DATASET ENTRIES>
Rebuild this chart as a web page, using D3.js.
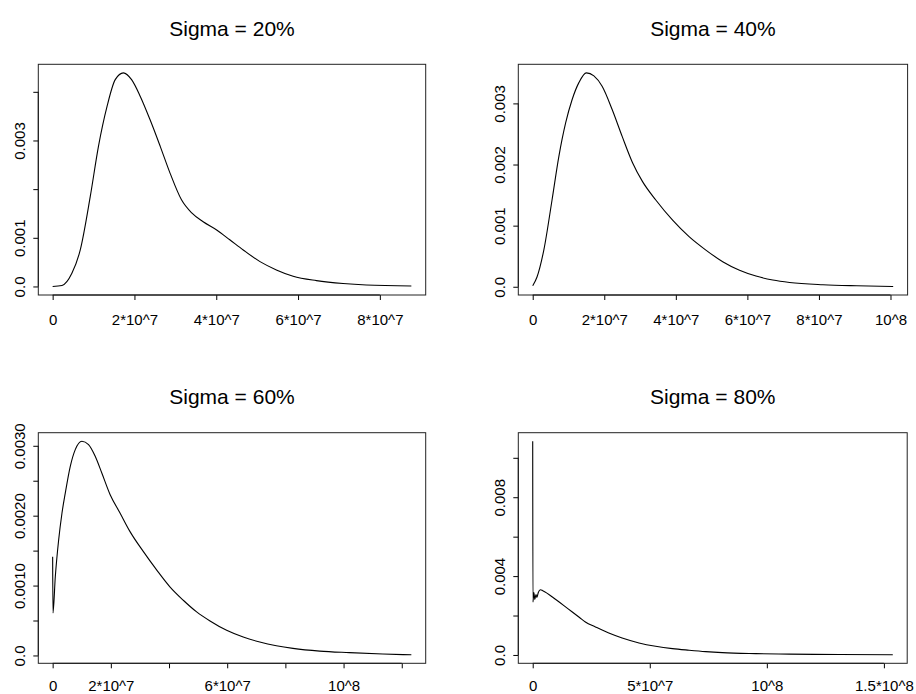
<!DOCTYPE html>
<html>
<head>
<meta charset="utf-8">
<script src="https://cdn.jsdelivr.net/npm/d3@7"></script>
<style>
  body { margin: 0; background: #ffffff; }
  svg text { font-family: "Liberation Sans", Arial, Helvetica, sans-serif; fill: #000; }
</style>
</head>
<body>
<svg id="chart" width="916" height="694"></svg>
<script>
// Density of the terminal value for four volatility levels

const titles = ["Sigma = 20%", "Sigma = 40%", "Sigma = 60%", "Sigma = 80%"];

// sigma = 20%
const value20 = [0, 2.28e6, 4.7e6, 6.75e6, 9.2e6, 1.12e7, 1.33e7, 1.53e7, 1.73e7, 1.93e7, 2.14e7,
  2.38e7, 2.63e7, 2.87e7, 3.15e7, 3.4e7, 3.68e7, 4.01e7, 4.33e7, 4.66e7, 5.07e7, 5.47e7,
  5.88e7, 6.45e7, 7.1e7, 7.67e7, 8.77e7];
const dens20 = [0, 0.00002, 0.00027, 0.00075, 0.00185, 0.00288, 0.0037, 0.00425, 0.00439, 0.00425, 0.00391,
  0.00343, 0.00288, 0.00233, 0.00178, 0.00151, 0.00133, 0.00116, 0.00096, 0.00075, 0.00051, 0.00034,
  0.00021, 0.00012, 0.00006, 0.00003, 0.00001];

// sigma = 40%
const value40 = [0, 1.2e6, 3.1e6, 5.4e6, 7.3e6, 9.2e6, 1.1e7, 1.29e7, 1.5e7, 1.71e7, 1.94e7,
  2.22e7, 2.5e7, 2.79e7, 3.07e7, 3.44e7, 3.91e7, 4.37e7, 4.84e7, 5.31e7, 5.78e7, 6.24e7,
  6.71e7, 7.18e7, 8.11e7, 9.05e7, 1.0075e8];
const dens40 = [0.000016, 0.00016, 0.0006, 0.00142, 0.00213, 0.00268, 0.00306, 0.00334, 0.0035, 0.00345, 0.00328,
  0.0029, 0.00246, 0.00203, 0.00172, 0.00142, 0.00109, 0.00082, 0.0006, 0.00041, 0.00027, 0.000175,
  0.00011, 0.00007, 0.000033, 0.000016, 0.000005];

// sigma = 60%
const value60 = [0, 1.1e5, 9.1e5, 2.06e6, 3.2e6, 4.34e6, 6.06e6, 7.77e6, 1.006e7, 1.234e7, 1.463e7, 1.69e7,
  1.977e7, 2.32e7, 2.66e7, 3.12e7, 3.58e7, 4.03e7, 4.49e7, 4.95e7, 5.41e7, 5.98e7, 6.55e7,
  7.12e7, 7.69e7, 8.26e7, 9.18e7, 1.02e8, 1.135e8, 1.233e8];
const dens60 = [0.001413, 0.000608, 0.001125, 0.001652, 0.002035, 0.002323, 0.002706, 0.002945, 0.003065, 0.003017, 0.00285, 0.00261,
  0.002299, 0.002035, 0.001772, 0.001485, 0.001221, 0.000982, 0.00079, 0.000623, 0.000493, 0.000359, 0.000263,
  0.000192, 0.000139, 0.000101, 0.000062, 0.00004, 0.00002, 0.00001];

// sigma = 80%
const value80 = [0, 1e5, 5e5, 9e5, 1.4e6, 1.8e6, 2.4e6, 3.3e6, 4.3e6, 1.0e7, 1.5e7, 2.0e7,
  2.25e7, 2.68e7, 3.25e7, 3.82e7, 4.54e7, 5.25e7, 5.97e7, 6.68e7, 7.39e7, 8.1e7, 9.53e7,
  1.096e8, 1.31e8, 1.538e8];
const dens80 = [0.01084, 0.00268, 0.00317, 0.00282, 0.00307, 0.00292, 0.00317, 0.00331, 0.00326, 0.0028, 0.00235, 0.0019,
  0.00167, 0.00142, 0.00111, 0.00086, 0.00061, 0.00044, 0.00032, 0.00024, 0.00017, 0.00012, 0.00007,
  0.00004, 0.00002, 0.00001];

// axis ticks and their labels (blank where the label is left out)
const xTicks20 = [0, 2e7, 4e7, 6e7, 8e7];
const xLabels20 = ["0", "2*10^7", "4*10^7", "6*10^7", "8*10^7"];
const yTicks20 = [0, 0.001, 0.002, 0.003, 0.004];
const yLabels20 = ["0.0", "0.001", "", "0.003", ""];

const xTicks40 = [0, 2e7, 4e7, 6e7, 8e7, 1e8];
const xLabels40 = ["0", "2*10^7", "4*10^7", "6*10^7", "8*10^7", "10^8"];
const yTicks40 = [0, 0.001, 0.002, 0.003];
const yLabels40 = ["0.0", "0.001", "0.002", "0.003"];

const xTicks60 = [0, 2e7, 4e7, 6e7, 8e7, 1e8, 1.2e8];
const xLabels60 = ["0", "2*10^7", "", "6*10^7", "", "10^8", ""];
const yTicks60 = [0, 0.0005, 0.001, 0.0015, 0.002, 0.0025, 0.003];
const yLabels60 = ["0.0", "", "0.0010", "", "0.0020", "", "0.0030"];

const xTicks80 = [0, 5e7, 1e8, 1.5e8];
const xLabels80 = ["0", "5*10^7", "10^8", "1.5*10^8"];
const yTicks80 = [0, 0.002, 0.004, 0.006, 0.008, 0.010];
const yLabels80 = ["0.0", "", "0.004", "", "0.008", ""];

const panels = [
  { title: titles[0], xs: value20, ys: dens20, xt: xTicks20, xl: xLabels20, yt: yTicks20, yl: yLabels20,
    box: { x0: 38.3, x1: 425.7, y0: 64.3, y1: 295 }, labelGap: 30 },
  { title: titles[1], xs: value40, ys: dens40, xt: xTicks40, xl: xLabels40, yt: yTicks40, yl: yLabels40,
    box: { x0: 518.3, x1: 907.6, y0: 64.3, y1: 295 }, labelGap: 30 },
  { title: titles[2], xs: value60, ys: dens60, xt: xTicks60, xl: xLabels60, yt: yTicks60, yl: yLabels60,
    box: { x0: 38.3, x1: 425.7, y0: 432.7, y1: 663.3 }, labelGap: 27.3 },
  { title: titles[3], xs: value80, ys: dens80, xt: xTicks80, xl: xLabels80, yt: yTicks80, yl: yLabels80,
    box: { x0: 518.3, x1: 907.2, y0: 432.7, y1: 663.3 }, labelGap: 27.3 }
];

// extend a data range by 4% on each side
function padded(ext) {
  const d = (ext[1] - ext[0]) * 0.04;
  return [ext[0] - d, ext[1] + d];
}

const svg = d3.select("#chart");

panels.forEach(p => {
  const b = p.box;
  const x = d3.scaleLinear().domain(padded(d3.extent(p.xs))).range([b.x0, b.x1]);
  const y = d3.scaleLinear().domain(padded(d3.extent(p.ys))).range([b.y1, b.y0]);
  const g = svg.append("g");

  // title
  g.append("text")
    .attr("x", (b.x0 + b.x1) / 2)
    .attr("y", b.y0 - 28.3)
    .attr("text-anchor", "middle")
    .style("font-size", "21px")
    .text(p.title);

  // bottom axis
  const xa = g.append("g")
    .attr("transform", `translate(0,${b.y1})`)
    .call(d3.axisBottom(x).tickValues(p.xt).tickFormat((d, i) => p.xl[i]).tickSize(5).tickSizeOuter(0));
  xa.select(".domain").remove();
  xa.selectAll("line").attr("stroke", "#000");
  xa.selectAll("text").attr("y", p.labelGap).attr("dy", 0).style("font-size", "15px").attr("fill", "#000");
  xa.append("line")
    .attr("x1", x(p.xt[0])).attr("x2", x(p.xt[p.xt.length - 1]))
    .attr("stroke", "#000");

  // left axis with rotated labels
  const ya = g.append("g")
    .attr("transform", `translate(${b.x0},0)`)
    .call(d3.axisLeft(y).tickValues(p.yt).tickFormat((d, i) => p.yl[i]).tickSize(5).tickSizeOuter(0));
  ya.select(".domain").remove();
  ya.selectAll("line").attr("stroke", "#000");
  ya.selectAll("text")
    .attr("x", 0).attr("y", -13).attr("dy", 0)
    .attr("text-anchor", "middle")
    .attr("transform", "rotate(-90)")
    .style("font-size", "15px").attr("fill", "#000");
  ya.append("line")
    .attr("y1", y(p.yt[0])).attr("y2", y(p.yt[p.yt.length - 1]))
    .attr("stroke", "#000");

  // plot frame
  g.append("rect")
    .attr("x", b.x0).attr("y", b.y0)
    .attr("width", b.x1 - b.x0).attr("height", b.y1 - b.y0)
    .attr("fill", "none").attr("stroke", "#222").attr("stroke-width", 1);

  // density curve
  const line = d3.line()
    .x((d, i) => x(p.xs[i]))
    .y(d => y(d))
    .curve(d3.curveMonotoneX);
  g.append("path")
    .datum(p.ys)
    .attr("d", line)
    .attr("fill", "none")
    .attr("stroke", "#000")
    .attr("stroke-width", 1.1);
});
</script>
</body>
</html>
==
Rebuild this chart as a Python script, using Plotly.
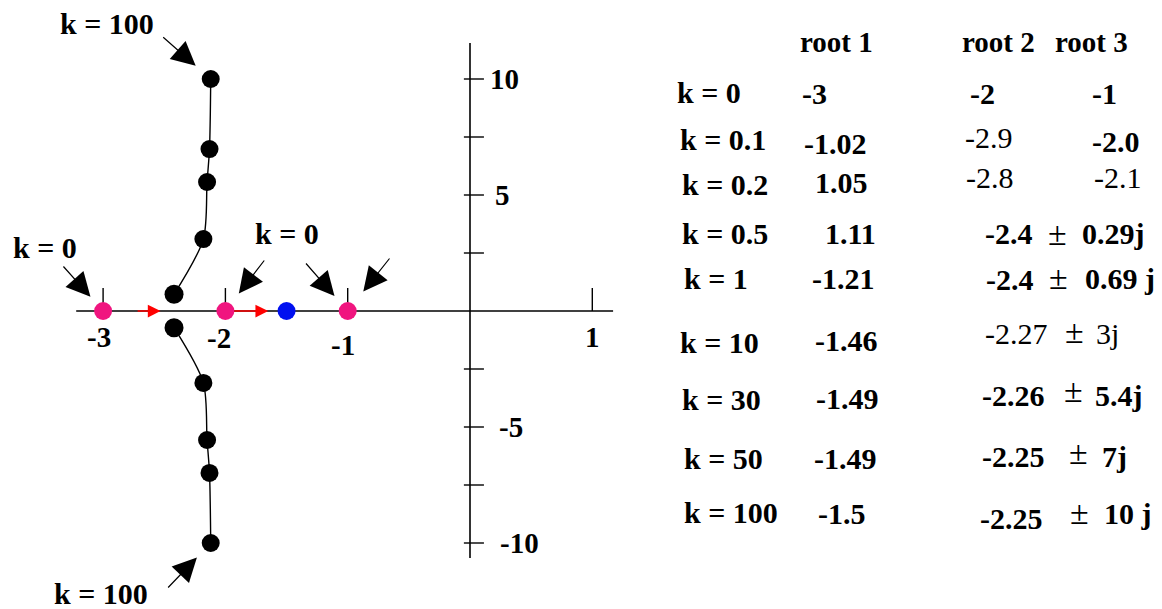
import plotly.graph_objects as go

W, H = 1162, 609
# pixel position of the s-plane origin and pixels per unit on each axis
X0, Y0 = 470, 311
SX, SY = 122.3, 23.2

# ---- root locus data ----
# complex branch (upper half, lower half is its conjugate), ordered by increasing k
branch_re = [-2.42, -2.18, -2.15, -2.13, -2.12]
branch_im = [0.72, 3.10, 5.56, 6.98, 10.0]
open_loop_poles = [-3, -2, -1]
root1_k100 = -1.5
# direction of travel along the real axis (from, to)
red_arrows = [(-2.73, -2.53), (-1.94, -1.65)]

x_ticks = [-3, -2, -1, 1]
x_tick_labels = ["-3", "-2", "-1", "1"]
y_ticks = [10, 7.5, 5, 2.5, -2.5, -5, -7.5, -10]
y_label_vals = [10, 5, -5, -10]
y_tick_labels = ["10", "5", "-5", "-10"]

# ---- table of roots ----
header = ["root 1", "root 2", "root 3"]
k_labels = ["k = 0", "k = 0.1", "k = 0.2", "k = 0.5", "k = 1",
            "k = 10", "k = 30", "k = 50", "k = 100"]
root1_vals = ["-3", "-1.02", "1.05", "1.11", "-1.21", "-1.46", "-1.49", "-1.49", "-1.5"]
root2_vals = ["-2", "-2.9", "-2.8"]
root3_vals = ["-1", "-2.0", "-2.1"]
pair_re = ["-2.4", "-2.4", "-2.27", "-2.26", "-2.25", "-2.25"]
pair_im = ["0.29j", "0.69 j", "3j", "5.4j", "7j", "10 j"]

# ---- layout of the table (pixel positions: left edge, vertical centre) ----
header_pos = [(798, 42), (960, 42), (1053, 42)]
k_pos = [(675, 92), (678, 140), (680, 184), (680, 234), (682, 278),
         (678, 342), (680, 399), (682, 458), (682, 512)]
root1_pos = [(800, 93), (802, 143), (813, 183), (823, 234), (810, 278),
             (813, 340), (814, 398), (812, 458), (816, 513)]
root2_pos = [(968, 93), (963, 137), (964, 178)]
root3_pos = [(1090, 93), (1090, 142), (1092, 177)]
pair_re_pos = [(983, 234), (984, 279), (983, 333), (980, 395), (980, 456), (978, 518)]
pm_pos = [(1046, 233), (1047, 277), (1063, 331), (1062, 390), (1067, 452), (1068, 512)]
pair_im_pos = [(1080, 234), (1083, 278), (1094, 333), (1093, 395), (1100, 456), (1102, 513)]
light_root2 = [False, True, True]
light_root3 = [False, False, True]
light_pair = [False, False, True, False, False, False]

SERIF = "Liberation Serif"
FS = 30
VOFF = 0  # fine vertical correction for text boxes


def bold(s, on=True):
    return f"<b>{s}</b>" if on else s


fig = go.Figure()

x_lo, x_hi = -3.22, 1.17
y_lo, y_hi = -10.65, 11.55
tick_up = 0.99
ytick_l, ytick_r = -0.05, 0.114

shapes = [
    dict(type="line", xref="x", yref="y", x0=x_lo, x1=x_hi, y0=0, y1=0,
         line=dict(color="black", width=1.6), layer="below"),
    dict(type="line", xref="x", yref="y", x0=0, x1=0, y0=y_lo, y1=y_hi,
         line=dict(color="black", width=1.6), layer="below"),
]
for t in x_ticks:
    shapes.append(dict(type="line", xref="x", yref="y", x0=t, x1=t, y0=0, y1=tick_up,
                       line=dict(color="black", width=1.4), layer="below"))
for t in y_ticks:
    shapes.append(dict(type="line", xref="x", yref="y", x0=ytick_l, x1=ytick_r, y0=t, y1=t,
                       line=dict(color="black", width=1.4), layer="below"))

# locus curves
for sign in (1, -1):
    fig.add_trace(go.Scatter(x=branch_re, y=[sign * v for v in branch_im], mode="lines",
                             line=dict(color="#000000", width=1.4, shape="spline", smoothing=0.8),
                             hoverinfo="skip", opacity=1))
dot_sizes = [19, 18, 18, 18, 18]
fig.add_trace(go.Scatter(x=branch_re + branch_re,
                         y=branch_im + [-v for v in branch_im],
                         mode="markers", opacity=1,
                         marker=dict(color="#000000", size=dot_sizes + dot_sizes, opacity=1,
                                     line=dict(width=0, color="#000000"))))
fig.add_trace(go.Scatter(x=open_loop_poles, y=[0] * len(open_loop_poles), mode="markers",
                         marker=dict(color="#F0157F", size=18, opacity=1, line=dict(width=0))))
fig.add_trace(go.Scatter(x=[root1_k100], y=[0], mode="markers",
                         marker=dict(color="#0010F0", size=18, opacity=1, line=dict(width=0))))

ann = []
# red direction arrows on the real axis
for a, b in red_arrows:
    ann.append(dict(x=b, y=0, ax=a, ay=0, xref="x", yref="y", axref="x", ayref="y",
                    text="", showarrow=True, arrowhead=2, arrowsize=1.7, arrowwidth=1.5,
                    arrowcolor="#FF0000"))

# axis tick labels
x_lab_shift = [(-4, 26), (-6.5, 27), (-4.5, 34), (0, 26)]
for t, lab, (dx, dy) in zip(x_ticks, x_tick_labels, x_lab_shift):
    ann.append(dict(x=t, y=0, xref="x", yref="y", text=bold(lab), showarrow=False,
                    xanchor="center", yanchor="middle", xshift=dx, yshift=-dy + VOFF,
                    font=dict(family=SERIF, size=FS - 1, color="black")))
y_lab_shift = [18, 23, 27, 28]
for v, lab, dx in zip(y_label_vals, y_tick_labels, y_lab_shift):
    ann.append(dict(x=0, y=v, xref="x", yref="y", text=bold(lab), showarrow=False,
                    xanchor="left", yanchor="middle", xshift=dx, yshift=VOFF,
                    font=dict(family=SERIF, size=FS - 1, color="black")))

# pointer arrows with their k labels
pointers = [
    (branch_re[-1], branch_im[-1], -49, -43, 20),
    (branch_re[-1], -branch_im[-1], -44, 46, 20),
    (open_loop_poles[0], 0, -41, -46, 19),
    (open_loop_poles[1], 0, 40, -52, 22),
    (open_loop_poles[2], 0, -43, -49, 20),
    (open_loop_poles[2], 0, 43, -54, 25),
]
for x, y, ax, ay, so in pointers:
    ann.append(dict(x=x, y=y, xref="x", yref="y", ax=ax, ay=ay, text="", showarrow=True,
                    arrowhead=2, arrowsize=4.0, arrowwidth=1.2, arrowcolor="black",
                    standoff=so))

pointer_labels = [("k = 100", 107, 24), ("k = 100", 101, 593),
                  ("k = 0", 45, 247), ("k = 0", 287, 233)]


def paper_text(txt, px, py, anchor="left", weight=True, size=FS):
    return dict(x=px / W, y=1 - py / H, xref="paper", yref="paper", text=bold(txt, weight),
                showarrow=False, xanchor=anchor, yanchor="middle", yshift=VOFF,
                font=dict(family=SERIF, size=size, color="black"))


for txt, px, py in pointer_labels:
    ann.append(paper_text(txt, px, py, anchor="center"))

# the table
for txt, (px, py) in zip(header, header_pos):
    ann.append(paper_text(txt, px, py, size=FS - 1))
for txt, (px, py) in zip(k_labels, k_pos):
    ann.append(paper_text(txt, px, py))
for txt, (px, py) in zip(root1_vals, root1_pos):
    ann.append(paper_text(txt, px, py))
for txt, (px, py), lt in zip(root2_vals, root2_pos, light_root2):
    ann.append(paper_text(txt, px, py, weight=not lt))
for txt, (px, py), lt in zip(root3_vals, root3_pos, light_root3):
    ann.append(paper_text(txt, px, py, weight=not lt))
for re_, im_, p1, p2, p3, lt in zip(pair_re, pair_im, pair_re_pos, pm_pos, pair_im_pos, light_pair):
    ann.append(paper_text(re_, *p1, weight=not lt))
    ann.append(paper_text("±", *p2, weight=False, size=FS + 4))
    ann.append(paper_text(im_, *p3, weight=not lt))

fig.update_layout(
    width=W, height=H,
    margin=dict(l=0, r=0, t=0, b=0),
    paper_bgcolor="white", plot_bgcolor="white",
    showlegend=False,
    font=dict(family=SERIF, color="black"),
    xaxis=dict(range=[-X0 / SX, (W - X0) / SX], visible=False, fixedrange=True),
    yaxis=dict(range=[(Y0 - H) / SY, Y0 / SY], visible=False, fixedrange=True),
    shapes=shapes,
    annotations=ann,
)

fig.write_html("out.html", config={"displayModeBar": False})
--
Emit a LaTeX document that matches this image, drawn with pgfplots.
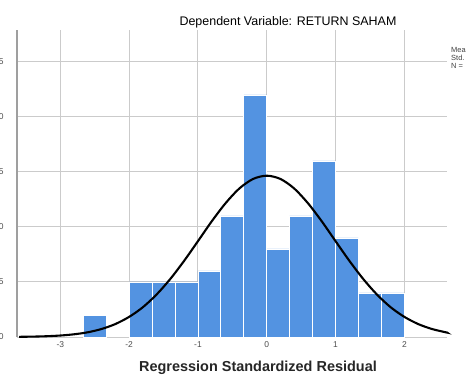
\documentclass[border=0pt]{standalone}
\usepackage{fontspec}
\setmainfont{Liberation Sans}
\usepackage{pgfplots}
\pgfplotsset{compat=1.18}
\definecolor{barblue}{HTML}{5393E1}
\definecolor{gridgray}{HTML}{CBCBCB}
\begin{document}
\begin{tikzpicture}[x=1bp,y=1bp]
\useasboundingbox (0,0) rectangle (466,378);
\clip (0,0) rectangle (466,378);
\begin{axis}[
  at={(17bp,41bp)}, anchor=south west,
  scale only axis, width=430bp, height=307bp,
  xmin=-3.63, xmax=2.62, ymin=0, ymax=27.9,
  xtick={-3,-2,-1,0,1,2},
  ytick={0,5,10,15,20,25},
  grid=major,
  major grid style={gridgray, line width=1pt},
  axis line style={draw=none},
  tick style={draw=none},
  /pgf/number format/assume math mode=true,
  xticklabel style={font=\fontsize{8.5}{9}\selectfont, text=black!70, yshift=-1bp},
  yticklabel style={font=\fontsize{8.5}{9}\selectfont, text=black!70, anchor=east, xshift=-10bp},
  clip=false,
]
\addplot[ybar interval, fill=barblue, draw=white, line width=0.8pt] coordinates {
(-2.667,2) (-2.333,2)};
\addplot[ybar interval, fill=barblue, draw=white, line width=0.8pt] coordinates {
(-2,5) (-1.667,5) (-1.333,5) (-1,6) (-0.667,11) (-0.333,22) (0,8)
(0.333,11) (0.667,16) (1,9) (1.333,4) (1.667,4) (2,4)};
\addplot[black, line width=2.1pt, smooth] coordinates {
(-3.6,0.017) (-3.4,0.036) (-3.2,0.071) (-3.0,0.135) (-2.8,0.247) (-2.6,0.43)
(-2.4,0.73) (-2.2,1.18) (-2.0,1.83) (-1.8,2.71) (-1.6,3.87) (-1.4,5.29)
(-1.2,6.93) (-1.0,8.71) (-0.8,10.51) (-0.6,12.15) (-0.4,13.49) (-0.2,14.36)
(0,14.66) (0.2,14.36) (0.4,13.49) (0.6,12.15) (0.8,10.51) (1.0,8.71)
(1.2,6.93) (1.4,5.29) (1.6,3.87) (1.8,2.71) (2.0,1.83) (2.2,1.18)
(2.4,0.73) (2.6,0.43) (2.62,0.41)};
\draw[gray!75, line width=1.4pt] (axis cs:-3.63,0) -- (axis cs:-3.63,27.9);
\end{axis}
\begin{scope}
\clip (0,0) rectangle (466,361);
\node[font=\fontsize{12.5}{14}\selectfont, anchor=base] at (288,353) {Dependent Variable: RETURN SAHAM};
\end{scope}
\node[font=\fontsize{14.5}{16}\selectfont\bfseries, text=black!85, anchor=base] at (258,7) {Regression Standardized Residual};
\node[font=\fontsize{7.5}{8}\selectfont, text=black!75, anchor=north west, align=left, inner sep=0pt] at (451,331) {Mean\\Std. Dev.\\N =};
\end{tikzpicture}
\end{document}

PROBLEM DETAILS> Set down, without pictures, the lines between the line holding "Rebuild this chart as a Python" and the line holding "SX, SY = 122.3, 23.2", both inclusive.

IN RESPONSE>
Rebuild this chart as a Python script, using Plotly.
import plotly.graph_objects as go

W, H = 1162, 609
# pixel position of the s-plane origin and pixels per unit on each axis
X0, Y0 = 470, 311
SX, SY = 122.3, 23.2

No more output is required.